A feedback configuration where the signal fed back equals the output exactly (feedback transfer function $H(s) = 1$).

Example: In unity feedback, the measured output is compared directly with the reference without any sensor dynamics.

Unstable System

A system that produces unbounded output for bounded input, due to poles in the right half of the s-plane or on the imaginary axis with multiplicity greater than one.

Example: Without active control, Gyra is unstable—she would fall over because her inverted pendulum dynamics have a pole in the RHP.

Velocity Error Constant

A parameter quantifying a control system's ability to track ramp inputs, equal to $K_v = \lim_{s \to 0} sG(s)H(s)$. Steady-state error to unit ramp is $1/K_v$.

Example: A Type 1 system with velocity error constant $K_v = 20$ has steady-state error of 5% when tracking a unit ramp.

Zero in First Column

A special case in Routh array construction where the first element of a row is zero but other elements are nonzero. Handled by replacing zero with small positive $\epsilon$.

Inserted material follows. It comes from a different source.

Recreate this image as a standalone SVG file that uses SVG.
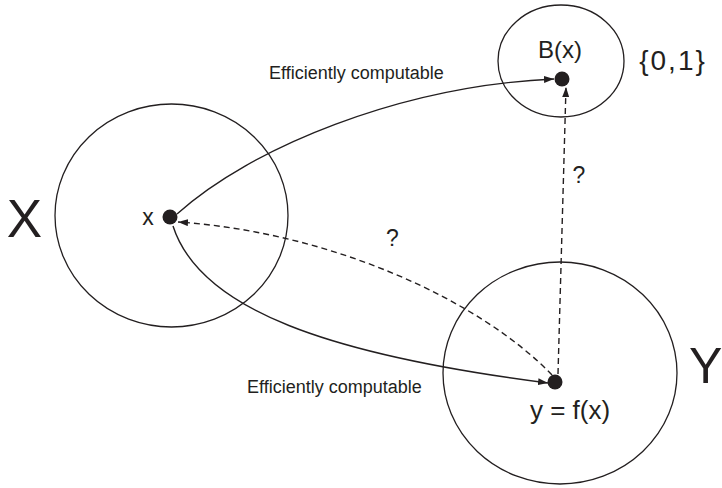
<svg xmlns="http://www.w3.org/2000/svg" width="722" height="488" viewBox="0 0 722 488">
<style>
.set{fill:none;stroke:#231f20;stroke-width:1.3}
.dot{fill:#231f20}
.c{fill:none;stroke:#231f20;stroke-width:1.4}
.d{stroke-dasharray:6,4}
text{font-family:"Liberation Sans",Arial,sans-serif;fill:#231f20}
</style>
<defs>
<marker id="ah" viewBox="0 0 10 7" refX="10" refY="3.5" markerWidth="10" markerHeight="7" markerUnits="userSpaceOnUse" orient="auto">
<path d="M0,0 L10,3.5 L0,7 Z" fill="#231f20"/>
</marker>
</defs>
<rect width="722" height="488" fill="#fff"/>
<g id="setX">
<ellipse class="set" cx="171.5" cy="215.5" rx="116.5" ry="111.5"/>
<text x="24.5" y="237" font-size="53" text-anchor="middle">X</text>
</g>
<g id="setB">
<ellipse class="set" cx="561" cy="61" rx="63" ry="56"/>
<text x="673" y="70" font-size="28" letter-spacing="2" text-anchor="middle">{0,1}</text>
</g>
<g id="setY">
<ellipse class="set" cx="560" cy="373" rx="117" ry="111"/>
<text x="689" y="383" font-size="50">Y</text>
</g>
<g id="nodeX">
<circle class="dot" cx="170" cy="217" r="7.5"/>
<text x="148" y="225" font-size="23" text-anchor="middle">x</text>
</g>
<g id="nodeB">
<circle class="dot" cx="562" cy="79" r="7.5"/>
<text x="560" y="58" font-size="24" text-anchor="middle">B(x)</text>
</g>
<g id="nodeY">
<circle class="dot" cx="555" cy="382" r="7.5"/>
<text x="570" y="419" font-size="26" text-anchor="middle">y = f(x)</text>
</g>
<g id="connectors">
<path class="c" d="M177,214 C250,148 400,86 554,79" marker-end="url(#ah)"/>
<path class="c" d="M173,226 C200,310 330,355 548,383" marker-end="url(#ah)"/>
<path class="c d" d="M552,375 C480,300 330,232 178,222" marker-end="url(#ah)"/>
<path class="c d" d="M558,374 L566,87" marker-end="url(#ah)"/>
<text x="269" y="79" font-size="18">Efficiently computable</text>
<text x="247" y="393" font-size="18">Efficiently computable</text>
<text x="392.5" y="246" font-size="23" text-anchor="middle">?</text>
<text x="579" y="183" font-size="23" text-anchor="middle">?</text>
</g>
</svg>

Example: If the first column has values [1, 2, 0, 3], replace the zero with $\epsilon$ and continue the construction.

Zero-Input Response

The system response when the input is zero but initial conditions are nonzero. Equals the natural response for LTI systems.

Example: A charged capacitor discharging through a resistor with no applied voltage exhibits zero-input response.

Zero-State Response

The system response when initial conditions are zero, produced entirely by the input. Equals the forced response for LTI systems.

Example: The step response starting from rest (zero initial conditions) is a zero-state response.

Zeros

Values of $s$ that make a transfer function equal to zero (roots of the numerator polynomial). Zeros affect the shape and speed of the transient response.

Example: The transfer function $(s+3)/(s^2+5s+6)$ has a zero at $s = -3$.

Ziegler-Nichols Method

A set of empirical tuning rules for PID controllers, providing initial parameter values based on either the reaction curve method or the ultimate gain method.

Example: Ziegler-Nichols tuning rules give starting values for $K_p$, $K_i$, and $K_d$ that typically require further fine-tuning.